■ Data section ■
- - - -

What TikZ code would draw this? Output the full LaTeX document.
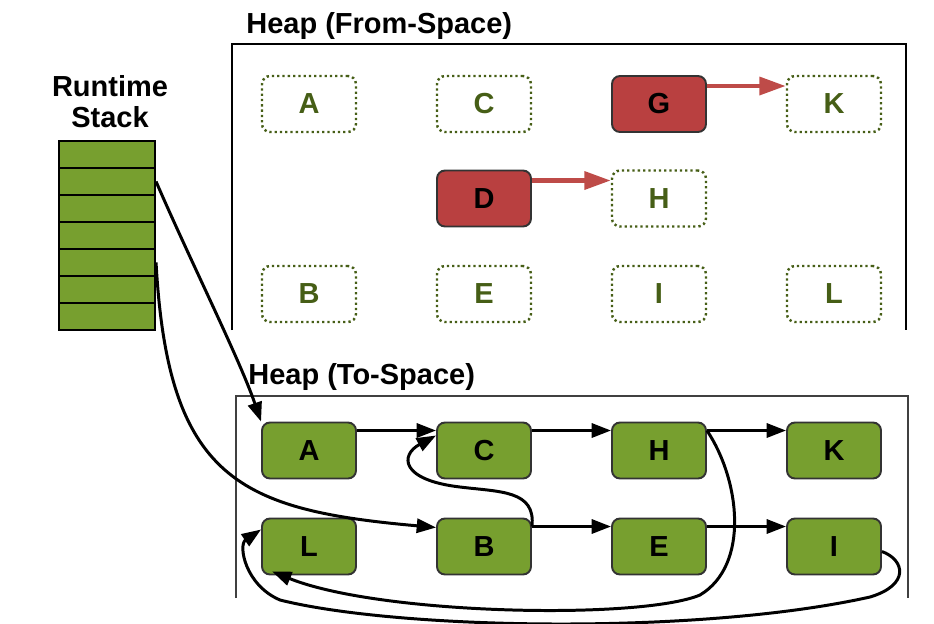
\documentclass[tikz,border=0pt]{standalone}
\usepackage{fontspec}
\setmainfont{Liberation Sans}
\usetikzlibrary{arrows.meta}

\definecolor{livegreen}{RGB}{119,159,47}
\definecolor{deadred}{RGB}{185,64,64}
\definecolor{freegreen}{RGB}{70,94,22}
\definecolor{ptrred}{RGB}{190,75,72}

\newcommand{\objfont}{\fontsize{16.5}{18}\selectfont\bfseries}
\newcommand{\headfont}{\fontsize{16.5}{17.6}\selectfont\bfseries}

\begin{document}
\begin{tikzpicture}[x=0.02cm, y=-0.02cm,
        % Stack slots: plain green cells
        cell/.style={rectangle, draw=black, line width=1.2pt, fill=livegreen,
            minimum width=1.92cm, minimum height=0.54cm, inner sep=0pt},
        % Copied objects: solid border, green fill
        live/.style={rectangle, rounded corners=0.16cm, draw=black!80,
            line width=1.1pt, fill=livegreen, minimum width=1.88cm,
            minimum height=1.12cm, inner sep=0pt, font=\objfont},
        % Garbage objects: solid border, red fill
        dead/.style={live, fill=deadred},
        % Evacuated slots: dotted border, no fill
        free/.style={rectangle, rounded corners=0.16cm, draw=freegreen,
            line width=1.4pt, dash pattern=on 1.3pt off 1.7pt,
            minimum width=1.88cm, minimum height=1.12cm, inner sep=0pt,
            text=freegreen, font=\objfont},
        title/.style={inner sep=0pt, font=\headfont},
        conn/.style={-{Triangle[length=11pt,width=8pt]}, line width=1.7pt},
        ptr/.style={-{Triangle[length=15pt,width=10pt]}, line width=2.6pt, draw=ptrred},
        ]
        \useasboundingbox (0,0) rectangle (934,623);

        % Column x-coordinates (px)
        \def\colsep{175}
        \def\colA{309}
        % Row y-coordinates (px)
        \def\rowFa{104}
        \def\rowFb{198.5}
        \def\rowFc{294}
        \def\rowTa{450.5}
        \def\rowTb{546.5}
        \def\stackx{107}

        % === Runtime stack ===
        \node[title, align=center] (stacktitle) at (110,102) {Runtime\\Stack};
        \node[cell] (s1) at (\stackx,154.5) {};
        \node[cell] (s2) at (\stackx,181.5) {};
        \node[cell] (s3) at (\stackx,208.5) {};
        \node[cell] (s4) at (\stackx,235.5) {};
        \node[cell] (s5) at (\stackx,262.5) {};
        \node[cell] (s6) at (\stackx,289.5) {};
        \node[cell] (s7) at (\stackx,316.5) {};

        % === From-space ===
        \node[title, anchor=base west] (fromtitle) at (246,33) {Heap (From-Space)};
        \draw[line width=1.2pt] (232,330) -- (232,44) -- (906,44) -- (906,330);

        \node[free] (fA) at (\colA,\rowFa) {A};
        \node[free] (fC) at (\colA+\colsep,\rowFa) {C};
        \node[dead] (fG) at (\colA+2*\colsep,\rowFa) {G};
        \node[free] (fK) at (\colA+3*\colsep,\rowFa) {K};
        \node[dead] (fD) at (\colA+\colsep,\rowFb) {D};
        \node[free] (fH) at (\colA+2*\colsep,\rowFb) {H};
        \node[free] (fB) at (\colA,\rowFc) {B};
        \node[free] (fE) at (\colA+\colsep,\rowFc) {E};
        \node[free] (fI) at (\colA+2*\colsep,\rowFc) {I};
        \node[free] (fL) at (\colA+3*\colsep,\rowFc) {L};

        \draw[ptr] ([yshift=0.36cm]fG.east) -- ([yshift=0.36cm]fK.west);
        \draw[ptr] ([yshift=0.36cm]fD.east) -- ([yshift=0.36cm]fH.west);

        % === To-space ===
        \node[title, anchor=base west] (totitle) at (248,384) {Heap (To-Space)};
        \draw[line width=0.9pt, black!75] (236,598) -- (236,396) -- (908,396) -- (908,598);

        \node[live] (tA) at (\colA,\rowTa) {A};
        \node[live] (tC) at (\colA+\colsep,\rowTa) {C};
        \node[live] (tH) at (\colA+2*\colsep,\rowTa) {H};
        \node[live] (tK) at (\colA+3*\colsep,\rowTa) {K};
        \node[live] (tL) at (\colA,\rowTb) {L};
        \node[live] (tB) at (\colA+\colsep,\rowTb) {B};
        \node[live] (tE) at (\colA+2*\colsep,\rowTb) {E};
        \node[live] (tI) at (\colA+3*\colsep,\rowTb) {I};

        % roots
        \draw[conn] (s2.east) .. controls (190,260) and (240,360) .. (tA.north west);
        \draw[conn] (s5.east) .. controls (168,480) and (240,510) .. ([yshift=0.38cm]tB.west);

        % references between copies
        \draw[conn] ([yshift=0.4cm]tA.east) -- ([yshift=0.4cm]tC.west);
        \draw[conn] ([yshift=0.4cm]tC.east) -- ([yshift=0.4cm]tH.west);
        \draw[conn] ([yshift=0.4cm]tH.east) -- ([yshift=0.4cm]tK.west);
        \draw[conn] ([yshift=0.4cm]tB.east) -- ([yshift=0.4cm]tE.west);
        \draw[conn] ([yshift=0.4cm]tE.east) -- ([yshift=0.4cm]tI.west);
        \draw[conn] ([yshift=0.4cm]tB.east) .. controls (536,490) and (500,492) .. (460,487)
            .. controls (400,480) and (400,455) .. ([yshift=0.3cm]tC.west);
        \draw[conn] ([yshift=0.4cm]tH.east) .. controls (740,480) and (750,565) .. (700,595)
            .. controls (640,620) and (380,615) .. ([xshift=0.22cm,yshift=0.08cm]tL.south west);
        \draw[conn] ([yshift=-0.1cm]tI.east) .. controls (905,560) and (910,585) .. (870,597)
            .. controls (700,635) and (400,630) .. (280,600)
            .. controls (245,585) and (238,545) .. ([yshift=0.34cm]tL.west);

    \end{tikzpicture}
\end{document}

- - - -

■ What to do ■
Restate the entire listing word for word, excluding pictures.

■ Reply to the task ■
What TikZ code would draw this? Output the full LaTeX document.
\documentclass[tikz,border=0pt]{standalone}
\usepackage{fontspec}
\setmainfont{Liberation Sans}
\usetikzlibrary{arrows.meta}

\definecolor{livegreen}{RGB}{119,159,47}
\definecolor{deadred}{RGB}{185,64,64}
\definecolor{freegreen}{RGB}{70,94,22}
\definecolor{ptrred}{RGB}{190,75,72}

\newcommand{\objfont}{\fontsize{16.5}{18}\selectfont\bfseries}
\newcommand{\headfont}{\fontsize{16.5}{17.6}\selectfont\bfseries}

\begin{document}
\begin{tikzpicture}[x=0.02cm, y=-0.02cm,
        % Stack slots: plain green cells
        cell/.style={rectangle, draw=black, line width=1.2pt, fill=livegreen,
            minimum width=1.92cm, minimum height=0.54cm, inner sep=0pt},
        % Copied objects: solid border, green fill
        live/.style={rectangle, rounded corners=0.16cm, draw=black!80,
            line width=1.1pt, fill=livegreen, minimum width=1.88cm,
            minimum height=1.12cm, inner sep=0pt, font=\objfont},
        % Garbage objects: solid border, red fill
        dead/.style={live, fill=deadred},
        % Evacuated slots: dotted border, no fill
        free/.style={rectangle, rounded corners=0.16cm, draw=freegreen,
            line width=1.4pt, dash pattern=on 1.3pt off 1.7pt,
            minimum width=1.88cm, minimum height=1.12cm, inner sep=0pt,
            text=freegreen, font=\objfont},
        title/.style={inner sep=0pt, font=\headfont},
        conn/.style={-{Triangle[length=11pt,width=8pt]}, line width=1.7pt},
        ptr/.style={-{Triangle[length=15pt,width=10pt]}, line width=2.6pt, draw=ptrred},
        ]
        \useasboundingbox (0,0) rectangle (934,623);

        % Column x-coordinates (px)
        \def\colsep{175}
        \def\colA{309}
        % Row y-coordinates (px)
        \def\rowFa{104}
        \def\rowFb{198.5}
        \def\rowFc{294}
        \def\rowTa{450.5}
        \def\rowTb{546.5}
        \def\stackx{107}

        % === Runtime stack ===
        \node[title, align=center] (stacktitle) at (110,102) {Runtime\\Stack};
        \node[cell] (s1) at (\stackx,154.5) {};
        \node[cell] (s2) at (\stackx,181.5) {};
        \node[cell] (s3) at (\stackx,208.5) {};
        \node[cell] (s4) at (\stackx,235.5) {};
        \node[cell] (s5) at (\stackx,262.5) {};
        \node[cell] (s6) at (\stackx,289.5) {};
        \node[cell] (s7) at (\stackx,316.5) {};

        % === From-space ===
        \node[title, anchor=base west] (fromtitle) at (246,33) {Heap (From-Space)};
        \draw[line width=1.2pt] (232,330) -- (232,44) -- (906,44) -- (906,330);

        \node[free] (fA) at (\colA,\rowFa) {A};
        \node[free] (fC) at (\colA+\colsep,\rowFa) {C};
        \node[dead] (fG) at (\colA+2*\colsep,\rowFa) {G};
        \node[free] (fK) at (\colA+3*\colsep,\rowFa) {K};
        \node[dead] (fD) at (\colA+\colsep,\rowFb) {D};
        \node[free] (fH) at (\colA+2*\colsep,\rowFb) {H};
        \node[free] (fB) at (\colA,\rowFc) {B};
        \node[free] (fE) at (\colA+\colsep,\rowFc) {E};
        \node[free] (fI) at (\colA+2*\colsep,\rowFc) {I};
        \node[free] (fL) at (\colA+3*\colsep,\rowFc) {L};

        \draw[ptr] ([yshift=0.36cm]fG.east) -- ([yshift=0.36cm]fK.west);
        \draw[ptr] ([yshift=0.36cm]fD.east) -- ([yshift=0.36cm]fH.west);

        % === To-space ===
        \node[title, anchor=base west] (totitle) at (248,384) {Heap (To-Space)};
        \draw[line width=0.9pt, black!75] (236,598) -- (236,396) -- (908,396) -- (908,598);

        \node[live] (tA) at (\colA,\rowTa) {A};
        \node[live] (tC) at (\colA+\colsep,\rowTa) {C};
        \node[live] (tH) at (\colA+2*\colsep,\rowTa) {H};
        \node[live] (tK) at (\colA+3*\colsep,\rowTa) {K};
        \node[live] (tL) at (\colA,\rowTb) {L};
        \node[live] (tB) at (\colA+\colsep,\rowTb) {B};
        \node[live] (tE) at (\colA+2*\colsep,\rowTb) {E};
        \node[live] (tI) at (\colA+3*\colsep,\rowTb) {I};

        % roots
        \draw[conn] (s2.east) .. controls (190,260) and (240,360) .. (tA.north west);
        \draw[conn] (s5.east) .. controls (168,480) and (240,510) .. ([yshift=0.38cm]tB.west);

        % references between copies
        \draw[conn] ([yshift=0.4cm]tA.east) -- ([yshift=0.4cm]tC.west);
        \draw[conn] ([yshift=0.4cm]tC.east) -- ([yshift=0.4cm]tH.west);
        \draw[conn] ([yshift=0.4cm]tH.east) -- ([yshift=0.4cm]tK.west);
        \draw[conn] ([yshift=0.4cm]tB.east) -- ([yshift=0.4cm]tE.west);
        \draw[conn] ([yshift=0.4cm]tE.east) -- ([yshift=0.4cm]tI.west);
        \draw[conn] ([yshift=0.4cm]tB.east) .. controls (536,490) and (500,492) .. (460,487)
            .. controls (400,480) and (400,455) .. ([yshift=0.3cm]tC.west);
        \draw[conn] ([yshift=0.4cm]tH.east) .. controls (740,480) and (750,565) .. (700,595)
            .. controls (640,620) and (380,615) .. ([xshift=0.22cm,yshift=0.08cm]tL.south west);
        \draw[conn] ([yshift=-0.1cm]tI.east) .. controls (905,560) and (910,585) .. (870,597)
            .. controls (700,635) and (400,630) .. (280,600)
            .. controls (245,585) and (238,545) .. ([yshift=0.34cm]tL.west);

    \end{tikzpicture}
\end{document}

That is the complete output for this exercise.